Emma Wall: Hello, and welcome to Morningstar. I'm Emma Wall and I'm here in London at the Morningstar Investment Conference talking to Sebastian Lyon, Founder of Troy Asset Management.
Hello, Sebastian.
Sebastian Lyon: Hello, Emma.
Wall: So, we've just heard from you that we are finally at an end of cheap money. Quantitative easing is ending. And it looks like interest rates are rising. What impact is this going to have on investors' portfolios?
Lyon: Well, I think, we saw an initial sign of that in February when we saw a 9% sell-off in the U/S equity market during the first week of February. It was a very sort of sudden hard hit after what had been a remarkably stable period for equity markets since the end of 2016. We'd seen the lowest volatility that we've experienced basically since the VIX index, the Volatility Index, came into fruition back in 1990. So, I think that we are heading for a period that's more challenging for investors. And I think in particular one of the issues is that we are looking at a period where yields are rising. Equities have been buoyed by those very low interest rates that we've had for a long period of time. And so, the equities and the bonds are moving, to some extent, in the same direction.
Now, in the past, where a balanced fund manager, like myself, when he has been able to hold bonds and equities as an offset to one another. So, they've generated very good risk-adjusted returns really for the last 35 years, for a very long time indeed. My concern is that we are going to an era where that is not going to be the case anymore. Equities and bonds are not going to offer that mutual protection that they have done in the past.

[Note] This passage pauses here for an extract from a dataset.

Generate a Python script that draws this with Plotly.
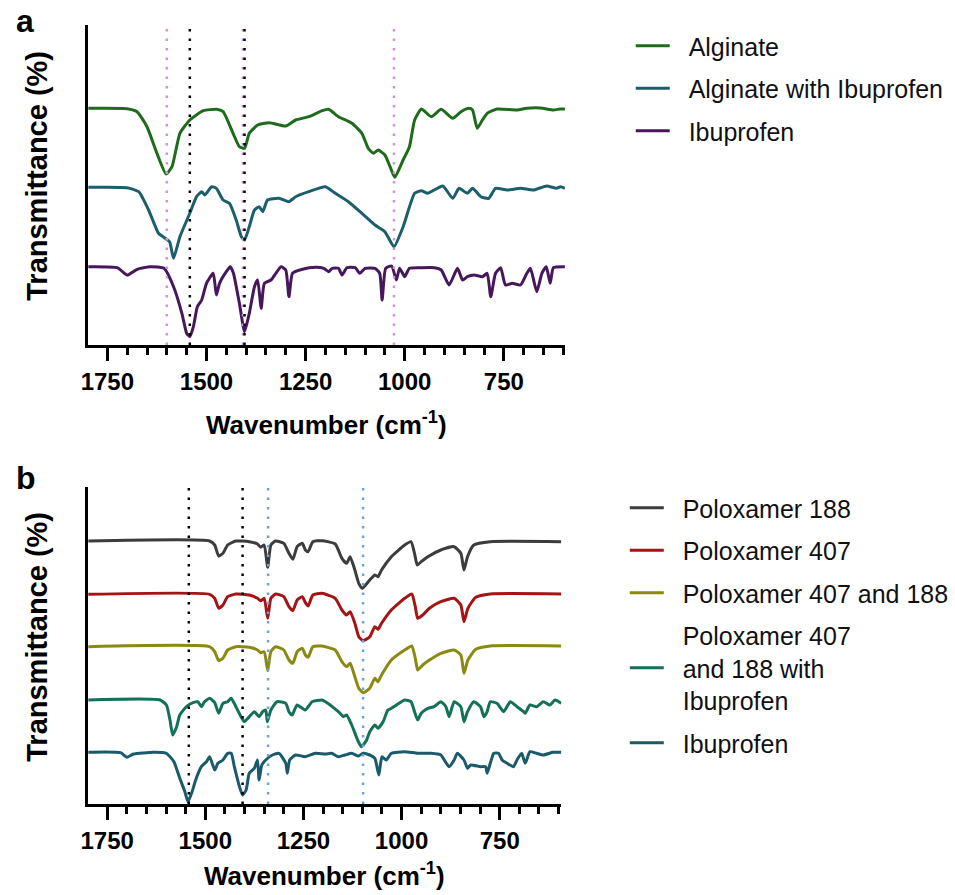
import plotly.graph_objects as go

# ---------------- Panel a data (wavenumber cm-1, offset transmittance, arbitrary units) -------------
alg_wn = [1800, 1700, 1675, 1650, 1625, 1602, 1587, 1567, 1542, 1508, 1475, 1458, 1433, 1417, 1404, 1392,
          1371, 1342, 1300, 1275, 1242, 1208, 1192, 1167, 1133, 1108, 1092, 1079, 1067, 1050, 1037, 1025,
          1004, 988, 975, 958, 933, 908, 879, 858, 838, 829, 817, 804, 792, 767, 717, 692, 658, 625, 608, 596]
alg_t = [236.7, 236.3, 233.3, 218.3, 191.7, 171, 178.3, 211.7, 225, 234.3, 235.7, 233.3, 211.7, 198.3, 196.7, 211.7,
         220, 222.3, 219, 225, 228.3, 234.3, 235.7, 228.3, 221.7, 211.7, 196.7, 191.7, 195, 190, 178.3, 167.7,
         185, 198.3, 225, 236, 228.3, 235.7, 226.7, 233.3, 236.7, 235, 216.7, 225, 231.7, 236, 235, 236.7, 237, 235, 236, 236]

algibu_wn = [1800, 1700, 1671, 1646, 1621, 1604, 1593, 1583, 1567, 1542, 1525, 1512, 1504, 1487, 1475, 1458,
             1442, 1425, 1412, 1404, 1392, 1379, 1367, 1358, 1346, 1317, 1292, 1275, 1242, 1200, 1175, 1142,
             1108, 1075, 1050, 1027, 1004, 975, 958, 942, 904, 879, 863, 842, 829, 808, 788, 771, 742, 708,
             675, 642, 617, 607, 596]
algibu_t = [157.7, 157.3, 153.3, 135, 111.7, 106.7, 103.3, 86.7, 108.3, 131.7, 148.3, 153.3, 150, 158.3, 156.7, 145,
            141.7, 125, 108.3, 105, 118.3, 135, 138.3, 133.3, 145, 146.7, 143.3, 148.3, 153.3, 158.3, 151.7, 143.3,
            131.7, 120, 113.3, 98.3, 118.3, 151.7, 154.3, 151.7, 159, 146.7, 156.7, 151.7, 156.7, 148.3, 146.7, 156.7,
            155, 156.7, 155, 159, 156.7, 158.3, 156.7]

ibu_a_wn = [1800, 1725, 1700, 1675, 1642, 1607, 1583, 1562, 1550, 1542, 1533, 1523, 1512, 1500, 1483, 1475,
            1467, 1450, 1440, 1432, 1417, 1404, 1392, 1379, 1371, 1362, 1354, 1337, 1325, 1312, 1300, 1292,
            1283, 1258, 1225, 1204, 1192, 1183, 1167, 1158, 1146, 1125, 1113, 1100, 1075, 1063, 1057, 1048,
            1033, 1021, 1013, 1000, 988, 958, 925, 908, 888, 867, 854, 842, 825, 804, 792, 783, 771, 758,
            746, 729, 708, 692, 683, 667, 654, 643, 633, 625, 596]
ibu_a_t = [78.3, 77.3, 70, 75.7, 78.3, 76.7, 58.3, 31.7, 11.7, 8.3, 18.3, 38.3, 45, 61.7, 71.7, 50,
           61.7, 73.3, 78.3, 71.7, 41.7, 13.3, 31.7, 58.3, 65, 36.7, 61.7, 65, 71.7, 78.3, 75, 48.3,
           71.7, 75.7, 77.7, 76.7, 73.3, 76.7, 76.7, 70, 77.3, 77.3, 71.7, 76.7, 76.7, 71.7, 45, 76.7,
           79, 65, 76.7, 68.3, 76.7, 77.3, 77.3, 75, 60, 76.7, 65, 68.3, 70, 68.3, 71.7, 48.3, 71.7, 77.3,
           60, 61.7, 60, 71.7, 76.7, 53.3, 71.7, 78.3, 61.7, 77.3, 78.3]

# reference lines (cm-1)
a_pink_lines = [1600, 1408, 1027]
a_black_lines = [1542, 1404]

# ---------------- Panel b data -------------
p188_wn = [1800, 1489, 1476, 1466, 1455, 1443, 1422, 1388, 1367, 1359, 1350, 1341, 1333, 1321, 1300, 1287,
           1277, 1266, 1253, 1245, 1238, 1226, 1203, 1169, 1152, 1140, 1131, 1119, 1109, 1100, 1081, 1068,
           1060, 1051, 1026, 992, 976, 967, 960, 950, 933, 900, 866, 849, 841, 832, 816, 774, 593]
p188_t = [263, 263, 259, 248, 250.7, 259, 263, 262.3, 260, 256.7, 259, 236.7, 259, 263, 260.7, 250.7,
          244.7, 257.3, 260.7, 254, 252.3, 262.3, 263.3, 260, 245.7, 240.7, 247.3, 234, 220.7, 215.7, 224, 229,
          227.3, 234, 247.3, 259, 262.3, 250.7, 239, 242.3, 247.3, 254, 257.3, 250.7, 234, 247.3, 259, 262.3, 262.3]

p407_wn = [1800, 1489, 1476, 1466, 1455, 1443, 1422, 1388, 1367, 1359, 1350, 1341, 1333, 1321, 1300, 1287,
           1277, 1266, 1253, 1245, 1238, 1226, 1203, 1169, 1152, 1140, 1131, 1119, 1109, 1098, 1081, 1068,
           1060, 1051, 1026, 992, 974, 965, 959, 946, 929, 900, 866, 849, 841, 831, 811, 774, 593]
p407_t = [209.7, 209.7, 205.7, 195.7, 199, 207.3, 210, 209, 205.7, 203.3, 205.7, 185.7, 205.7, 210, 207.3, 197.3,
          193.3, 204, 207.3, 201.3, 198, 209, 210.7, 205.7, 194, 189, 192.3, 180.7, 167.3, 163.3, 167.3, 177.3,
          174.7, 180.7, 194, 205.7, 210, 197.3, 185.7, 189, 195.7, 202.3, 205.7, 199, 182.3, 195.7, 206.7, 210, 210]

pmix_wn = [1800, 1489, 1476, 1466, 1455, 1443, 1422, 1388, 1367, 1359, 1350, 1341, 1333, 1321, 1300, 1287,
           1277, 1266, 1253, 1245, 1238, 1226, 1203, 1169, 1152, 1140, 1131, 1119, 1109, 1098, 1081, 1068,
           1060, 1051, 1026, 992, 974, 965, 959, 946, 929, 900, 866, 849, 841, 831, 811, 774, 593]
pmix_t = [157.3, 157.3, 152.3, 143.3, 145.7, 154, 157.3, 156.7, 154, 151.3, 152.3, 133.3, 152.3, 157.3, 154, 144,
          140.7, 152.3, 155.7, 149, 146.7, 157.3, 158, 154, 142.3, 137.3, 140.7, 127.3, 115.7, 111.3, 115.7, 125.7,
          122.3, 129, 144, 154, 158, 145.7, 134, 139, 144, 150.7, 154, 149, 130.7, 144, 154.7, 158, 158]

pmixibu_wn = [1800, 1615, 1599, 1590, 1583, 1573, 1565, 1548, 1531, 1519, 1510, 1502, 1489, 1476, 1466, 1455,
              1443, 1434, 1422, 1409, 1401, 1388, 1375, 1363, 1354, 1346, 1342, 1333, 1317, 1295, 1287, 1279,
              1266, 1245, 1228, 1203, 1194, 1161, 1148, 1140, 1127, 1110, 1102, 1089, 1081, 1068, 1060, 1047,
              1035, 1026, 1013, 992, 976, 967, 959, 950, 933, 917, 900, 887, 879, 866, 849, 841, 832, 816,
              799, 790, 782, 774, 757, 740, 723, 706, 689, 685, 673, 656, 639, 622, 609, 593]
pmixibu_t = [104, 104, 99, 84, 69, 77.3, 89, 97.3, 101.3, 102.3, 97.3, 102.3, 105.7, 101.3, 90.7, 100.7,
             102.3, 105.7, 97.3, 87.3, 82.3, 87.3, 92.3, 87.3, 92.3, 94, 82.3, 94, 102.3, 100.7, 92.3, 89,
             99, 94, 102.3, 104, 102.3, 92.3, 87.3, 89, 79, 62.3, 57.3, 64, 72.3, 79, 75.7, 82.3,
             94, 95.7, 99, 104, 102.3, 92.3, 84, 90.7, 95.7, 97.3, 102.3, 97.3, 87.3, 102.3, 97.3, 82.3, 92.3, 102.3,
             97.3, 87.3, 92.3, 102.3, 100.7, 92.3, 102.3, 97.3, 92.3, 90.7, 99, 97.3, 102.3, 99, 104, 100.7]

ibu_b_wn = [1800, 1716, 1700, 1683, 1632, 1599, 1580, 1565, 1552, 1544, 1535, 1523, 1510, 1497, 1489, 1476,
            1468, 1455, 1443, 1434, 1426, 1413, 1405, 1396, 1388, 1375, 1367, 1363, 1356, 1346, 1329, 1312,
            1295, 1291, 1285, 1270, 1245, 1220, 1194, 1178, 1161, 1144, 1127, 1110, 1098, 1081, 1068, 1058,
            1050, 1039, 1026, 992, 959, 925, 900, 879, 866, 858, 841, 832, 824, 799, 786, 782, 774, 765,
            753, 744, 731, 715, 706, 694, 685, 673, 656, 639, 614, 593]
ibu_b_t = [51.7, 51.3, 46.7, 50, 51.7, 50.7, 42.3, 25.7, 12.3, 2.3, 10.7, 25.7, 37.3, 42.3, 47.3, 34,
           40.7, 44, 50.7, 50.7, 37.3, 17.3, 9, 14, 30.7, 35.7, 44, 24, 39, 44, 49, 50.7,
           40.7, 30.7, 44, 49, 47.3, 50.7, 50, 50.7, 47.3, 49, 50.7, 48, 50.7, 49, 45.7, 29,
           47.3, 44, 50.7, 52.3, 50.7, 50.7, 49, 37.3, 44, 50.7, 44, 35.7, 39, 37.3, 37.3, 30.7, 40.7, 50.7,
           50.7, 44, 40.7, 37.3, 44, 50.7, 40.7, 52.3, 50.7, 49, 51.7, 51.7]

b_black_lines = [1542, 1405]
b_blue_lines = [1340, 1098]

major_ticks = [1750, 1500, 1250, 1000, 750]

# ---------------- Figure -------------
W, H = 955, 895
FONT = "Liberation Sans, Arial, Helvetica, sans-serif"


def px(xs):   # screen pixel -> paper fraction
    return xs / W


def py(ys):
    return 1 - ys / H


fig = go.Figure()

SP = "&nbsp;&nbsp;"
series_a = [
    ("Alginate", alg_wn, alg_t, "#1f6b1c"),
    ("Alginate with Ibuprofen", algibu_wn, algibu_t, "#1c5e6c"),
    ("Ibuprofen", ibu_a_wn, ibu_a_t, "#46175a"),
]
series_b = [
    ("Poloxamer 188", p188_wn, p188_t, "#3c3c3c"),
    ("Poloxamer 407", p407_wn, p407_t, "#a41414"),
    ("Poloxamer 407 and 188", pmix_wn, pmix_t, "#8a8a12"),
    ("Poloxamer 407<br>and 188 with<br>Ibuprofen", pmixibu_wn, pmixibu_t, "#15705a"),
    ("Ibuprofen", ibu_b_wn, ibu_b_t, "#1a5a6a"),
]


def legname(n):
    return "<br>".join(SP + part for part in n.split("<br>"))


for i, (name, xs, ys, c) in enumerate(series_a):
    fig.add_trace(go.Scatter(x=xs, y=ys, mode="lines", name=legname(name),
                             line=dict(color=c, width=3, shape="spline", smoothing=0.5),
                             xaxis="x", yaxis="y", legend="legend", legendgroup="a%d" % i))
for i, (name, xs, ys, c) in enumerate(series_b):
    fig.add_trace(go.Scatter(x=xs, y=ys, mode="lines", name=legname(name),
                             line=dict(color=c, width=3, shape="spline", smoothing=0.5),
                             xaxis="x2", yaxis="y2", legend="legend2", legendgroup="b%d" % i))


def vline(xv, color, xref, yref):
    fig.add_shape(type="line", xref=xref, yref=yref + " domain", x0=xv, x1=xv, y0=0, y1=1,
                  line=dict(color=color, width=2.5, dash="2.5px,7px"), layer="above")


for v in a_pink_lines:
    vline(v, "#cf92dd", "x", "y")
for v in a_black_lines:
    vline(v, "#000000", "x", "y")
for v in b_black_lines:
    vline(v, "#000000", "x2", "y2")
for v in b_blue_lines:
    vline(v, "#6ea2d6", "x2", "y2")

xa_common = dict(
    tickmode="array", tickvals=major_ticks, ticktext=[str(t) for t in major_ticks],
    ticks="outside", ticklen=13, tickwidth=3, tickcolor="black",
    showline=True, linewidth=3, linecolor="black", showgrid=False, zeroline=False,
    tickfont=dict(family=FONT, size=24, color="black", weight="bold"),
    ticklabelstandoff=0,
    minor=dict(tick0=0, dtick=50, ticks="outside", ticklen=7, tickwidth=3, tickcolor="black", showgrid=False),
)
ya_common = dict(showline=True, linewidth=2.5, linecolor="black", showticklabels=False, ticks="",
                 showgrid=False, zeroline=False)

leg_common = dict(xanchor="left", yanchor="top", font=dict(family=FONT, size=25, color="#111"),
                  bgcolor="rgba(0,0,0,0)", traceorder="grouped", tracegroupgap=7, itemwidth=34)

fig.update_layout(
    width=W, height=H, margin=dict(l=0, r=0, t=0, b=0),
    paper_bgcolor="white", plot_bgcolor="white",
    font=dict(family=FONT, color="black"),
    xaxis=dict(domain=[px(81), px(562)], range=[1798, 595], anchor="y", **xa_common),
    yaxis=dict(domain=[py(345), py(25)], range=[0, 320], anchor="x", **ya_common),
    xaxis2=dict(domain=[px(81), px(558)], range=[1798, 593], anchor="y2", **xa_common),
    yaxis2=dict(domain=[py(804), py(487)], range=[0, 317], anchor="x2", **ya_common),
    legend=dict(x=px(628), y=py(23), **leg_common),
    legend2=dict(x=px(622), y=py(485), **leg_common),
    showlegend=True,
)

bold = dict(family=FONT, color="black", weight="bold")
ann = [
    dict(text="Transmittance (%)", x=px(29), y=py(176), textangle=-90, font=dict(size=29, **bold)),
    dict(text="Transmittance (%)", x=px(29), y=py(637), textangle=-90, font=dict(size=29, **bold)),
    dict(text="Wavenumber (cm<sup>-1</sup>)", x=px(321), y=py(424), font=dict(size=26, **bold)),
    dict(text="Wavenumber (cm<sup>-1</sup>)", x=px(319), y=py(874), font=dict(size=26, **bold)),
    dict(text="a", x=px(17), y=py(21), font=dict(size=32, **bold)),
    dict(text="b", x=px(18), y=py(478), font=dict(size=32, **bold)),
]
for a in ann:
    a.update(xref="paper", yref="paper", showarrow=False, xanchor="center", yanchor="middle")
    fig.add_annotation(**a)

fig.write_html("out.html", config={"displayModeBar": False},
               post_script="document.body.style.margin='0px';")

And we saw within the sell-off in February actually bonds didn't do particularly well when equities didn't do well either. So, the natural protections from an equity market sell-off are not there in the way that they were in the past.
The answer for investors is actually to have a higher level of liquidity which after nine years of a bull market actually there aren't many people with the liquidity. They are now fully invested. So, I think that to have some liquidity in order to exploit those opportunities of market falls which I would anticipate over the next year or 18 months is how you get some protection at least.
Wall: Because diversity is no longer about, as you say, just holding equities and bonds to balance one another out. Quantitative easing has kind of broken Investing 101. And you mentioned liquidity, but cash is incredibly low rates. I mean, persuading people to hold more cash is going to be a difficult thing to do. So, what is the answer? Is it gold? What other liquid assets are there?
Lyon: Well, certainly, I think, I wouldn't put off people of holding a little bit of cash. We are very aware that the yields are very little, although it is yielding a little bit more. Obviously, the US yields are not unattractive sort of 2% and two-year paper yields a reasonable amount compared to the recent past. So, there are places – not very exciting places – to hide.
But gold, I think, is pretty friendless at the moment. It's well, well off its all-time high unlike the stock market and unlike the bond market. So, I think, gold has a role to play both in terms of protection from fat-tailed events. So, it's not just about inflation and deflationary protection, but it's about geopolitical risk as well. So, have some gold that will make enough difference. There's no point in holding 0.1% or 1%. You need to hold high-single-digits, maybe low-double-digits amount to make an impact when things become difficult.
Wall: Sebastian, thank you very much.
Lyon: Thank you very much indeed.
Wall: This is Emma Wall for Morningstar. Thank you for watching.